Orang ini sebenarnya ada, bukan dibuat-buat lalu ditambah. Tapi seingat
gue dia hanya muncul sedikit banget di buku namun lumayan mengambil porsi di
layar. Karakternya developing. He’s the one who Madeline Mackenzie (Reese
Witherspoon) having an affair with. Ada satu ‘steamy’ scene di serialnya yang
memperlihatkan kalau penambahan karakter ini punya andil dalam cerita. Jadi
penting, gitu, padahal di buku mah karakternya nggak penting wkwk.
Selain penambahan
karakter yang sebiji, ada karakter yang dihapus di serialnya. Diantaranya geng
ibu-ibu under the name of Blond Bobs (a group of rude, gossipy kindergarten mothers with
matching haircuts) yang kalau ada mungkin bisa jadi meme dan Fred (Madeline’s
son).
Dalam
bukunya, Renata Klein (Laura Dern), tidak
terlalu banyak mondar-mandir, walau sebenarnya dia adalah karakter yang berperan cukup penting. But she gets a big makeover in the show, dengan karakter yang kuat,
porsi yang banyak and she got her own backstory.
Favorit gue
dari awal sampai akhir adalah Chloe (anak cewek Madeline). Di buku dia irit
banget, tapi gue bener-bener suka versi layarnya. Bocor banget anak ini
huhuhuhu kusuka! And her dominance of controlling the songs for the soundtrack is
superb.
Perry
appears more sympathetic ― I love how the series giving out some details to Perry
Wright (Alexander Skarsgard). Walau masih rapist dan jahat, he is very
very...sigh, fragile. Sifatnya juga penyayang banget disini, panggilan kesayangan buat Celeste aja "Sparkle" haduuu so sweet, meanwhile di buku
dia bener-bener hopeless.
Story-telling ― Perbedaannya countless, banyak banget. I lost count, honestly. Yang
paling gamblang, adalah bagaimana Jane Chapman (Shailene Woodley) tahu siapa
pemerkosanya. Di buku, si Saxon Banks alias nama samarannya Perry, adalah
seseorang yang dikenal baik oleh Celeste karena si doi adalah nama dari sepupu
Perry. Aneh-aneh aja sih ini bapak, kalau mau bohong tentang identitas pinteran dikit dong. But on the show
they use google, lol, dan nggak ada sangkut pautnya dengan Celeste. Jadi disini
Perry ngarang banget nama samarannya, untung orangnya gak mati betulan.
The ending ―
Gue kayak punya masalah sama ending Big Little Lies, ya? Gue nggak puas sama
versi bukunya, kirain akan terbayar sama versi layarnya. Ternyata kagak hahaha.

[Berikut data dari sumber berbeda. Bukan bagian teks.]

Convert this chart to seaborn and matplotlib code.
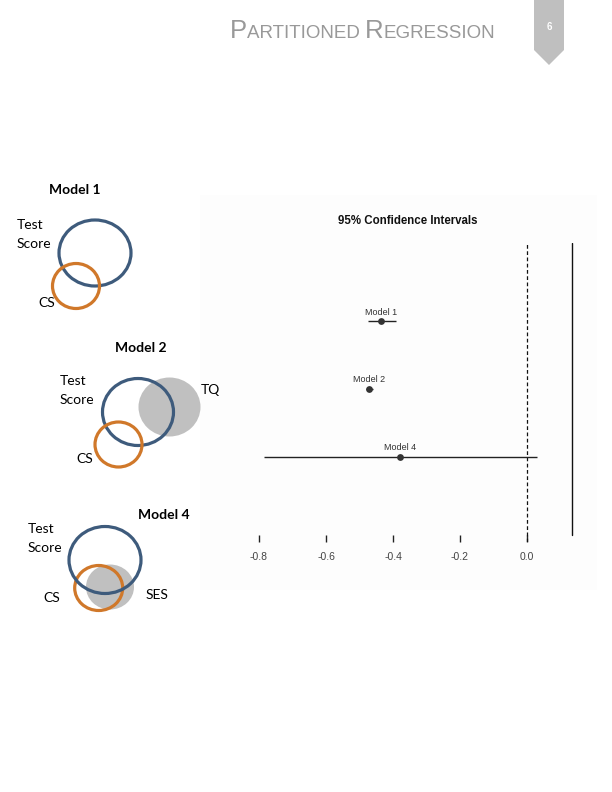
import matplotlib
matplotlib.use("Agg")
import matplotlib.pyplot as plt
import seaborn as sns
import pandas as pd
from matplotlib.patches import Ellipse, Polygon, Rectangle

# ---------------- data ----------------
models = ["Model 1", "Model 2", "Model 4"]
estimates = [-0.436, -0.472, -0.379]
ci_low = [-0.475, -0.480, -0.785]
ci_high = [-0.391, -0.460, 0.030]
x_ticks = [-0.8, -0.6, -0.4, -0.2, 0.0]
x_tick_labels = ["-0.8", "-0.6", "-0.4", "-0.2", "0.0"]
chart_title = "95% Confidence Intervals"
page_number = "6"

df = pd.DataFrame({"model": models, "estimate": estimates,
                   "low": ci_low, "high": ci_high,
                   "row": [3, 2, 1]})

sns.set_theme(style="white")
plt.rcParams['font.family'] = ['Liberation Sans', 'DejaVu Sans']

W, H = 612, 792
fig = plt.figure(figsize=(W / 100, H / 100), dpi=100)
fig.patch.set_facecolor("white")

# overlay in pixel coordinates
ov = fig.add_axes([0, 0, 1, 1], zorder=0)
ov.set_xlim(0, W)
ov.set_ylim(H, 0)
ov.axis("off")

# faint chart panel
ov.add_patch(Rectangle((200, 195), 397, 395, facecolor="#fdfdfd", edgecolor="none"))

# page tab
ov.add_patch(Polygon([(534, 0), (564, 0), (564, 50), (549, 65), (534, 50)],
                     closed=True, facecolor="#bfbfbf", edgecolor="none"))
ov.text(549, 27, page_number, color="white", fontsize=7, fontweight="bold",
        ha="center", va="center")

# header in small caps
renderer = fig.canvas.get_renderer()
pieces = [("P", 18.5), ("ARTITIONED ", 13.5), ("R", 18.5), ("EGRESSION", 13.5)]
xpos = 230 / W
for txt, fs in pieces:
    t = fig.text(xpos, 1 - 38 / H, txt, fontsize=fs, color="#999999",
                 ha="left", va="baseline", family="Liberation Sans")
    bb = t.get_window_extent(renderer=renderer)
    xpos += bb.width / W

# Venn diagrams (decorative)
blue = "#3e5b7c"
orange = "#d0782a"
gray = "#c0c0c0"
lw = 2.3
venn_font = ['Lato', 'DejaVu Sans']

def ring(x, y, w, h, color):
    ov.add_patch(Ellipse((x, y), w, h, facecolor="none", edgecolor=color, linewidth=lw))

def disc(x, y, w, h):
    ov.add_patch(Ellipse((x, y), w, h, facecolor=gray, edgecolor="none"))

def label(x, y, s, bold=False, ha="left"):
    ov.text(x, y, s, fontsize=10, fontweight="bold" if bold else "normal",
            ha=ha, va="center", color="black", family=venn_font)

# Model 1
label(75, 190, "Model 1", bold=True, ha="center")
ring(95, 253, 72, 66, blue)
ring(76, 286, 47, 45, orange)
label(17, 225, "Test")
label(17, 244, "Score")
label(38, 303, "CS")

# Model 2
label(141, 348, "Model 2", bold=True, ha="center")
disc(169.5, 407, 62, 59)
ring(138, 412, 71, 67, blue)
ring(118.5, 444.5, 47, 45, orange)
label(60, 381, "Test")
label(60, 400, "Score")
label(201, 390, "TQ")
label(76, 459, "CS")

# Model 4
label(164, 515, "Model 4", bold=True, ha="center")
disc(110, 587, 48, 45)
ring(98.7, 588, 48, 45, orange)
ring(105, 560, 72, 67, blue)
label(28, 529, "Test")
label(28, 548, "Score")
label(43, 598, "CS")
label(146, 595, "SES")

# ---------------- forest plot ----------------
px0 = 527.0       # pixel of x = 0
pscale = 335.0    # pixels per unit
left_px, right_px = 240, 590
top_px, bot_px = 243, 542
ax = fig.add_axes([left_px / W, 1 - bot_px / H, (right_px - left_px) / W,
                   (bot_px - top_px) / H], zorder=2)
ax.patch.set_alpha(0)
ax.set_xlim((left_px - px0) / pscale, (right_px - px0) / pscale)
ax.set_ylim(-0.26, 4.16)

ax.hlines(df["row"], df["low"], df["high"], color="#222222", linewidth=1.0, zorder=2)
sns.scatterplot(data=df, x="estimate", y="row", ax=ax, color="#333333",
                s=24, edgecolor="#333333", linewidth=0, zorder=3, legend=False)
for _, r in df.iterrows():
    ax.annotate(r["model"], (r["estimate"], r["row"]), xytext=(0, 3.5),
                textcoords="offset points", ha="center", va="bottom",
                fontsize=6.5, color="#333333")
ax.axvline(0.0, color="#111111", linestyle=(0, (3, 2)), linewidth=0.9, zorder=1)
vl = ax.axvline((572 - px0) / pscale, color="#111111", linewidth=1.0)
vl.set_ydata([(bot_px - 535) / (bot_px - top_px), 1])

for s in ax.spines.values():
    s.set_visible(False)
ax.set_xticks(x_ticks)
ax.set_xticklabels(x_tick_labels)
ax.tick_params(axis="x", direction="in", length=5, width=1, color="#222222",
               labelsize=7.5, labelcolor="#444444", pad=7, bottom=True)
ax.set_yticks([])
ax.set_xlabel("")
ax.set_ylabel("")
ax.grid(False)

fig.text(408 / W, 1 - 221 / H, chart_title, fontsize=8.3, fontweight="bold",
         ha="center", va="center", color="#111111")

fig.savefig("out.png", dpi=100)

Well, tapi yang bikin gue kagum adalah saat-saat dimana when the girls finally
know the truth. An epic acting from the three, they deserve an Emmy for this
scene only. Tapi gue teteup nggak puas, jadi sampai akhir hayatnya Perry nggak pernah tahu
kalau Jane adalah wanita yang pernah ia perkosa dulu dan Ziggy adalah anak
kandungnya. And here Bonnie doesn’t confess like on the book that she the one
who pushed Perry. There's also no subplot about her having grown up with an
abusive father, which explains why she so easily snaps when she sees the
scuffle.
Adaptasi
buku punya tanggungan berat untuk memuaskan dua jenis penonton sekaligus,
mereka yang membaca dan penonton yang nggak membaca bukunya. Makannya nggak
heran kalau sebuah tontonan yang materi mentahnya nyomot dari buku,
bersiap-siaplah untuk menyakiti salah satunya. But overall Big Little Lies The
Series is a satisfying adaptation for me. Pingin banget ada sequel-nya tapi gue
baca-baca di portal berita gitu belum ada rencana. Padahal ceritanya punya
potensi untuk dikembangkan lebih lanjut, the show also end with an open-ending.
The plot is kinda slow up until the groundbreaking last episode. It
would appeal better as a two hour movie instead. Tapi yasudahlah. Siapa sih
yang bisa mengalahkan bayangan sinematik pembaca? Sebuah karya kalau bisa harusnya
dilihat sebagaimana adanya aja, kan? Buku sebagai buku. Film sebagai film.
Ndymeter
★★★★★
Lastly, I’d
give five solid star for the series. The cinematography is win me over, the
amazing casts and basically everything. Bisa dinikmati oleh yang baca bukunya sekaligus
merangkul yang nggak baca bukunya. Buat
gue ini adalah pengalihan pribadi dan rehat sementara dari Drama Korea hahaha,
gue jarang banget nonton serial barat.
Apa kabarnya
Critical Eleven yang akan tayang di bioskop bulan depan, ya? I hope it’ll
living up to my expectation. I enjoyed and loved the book as hell.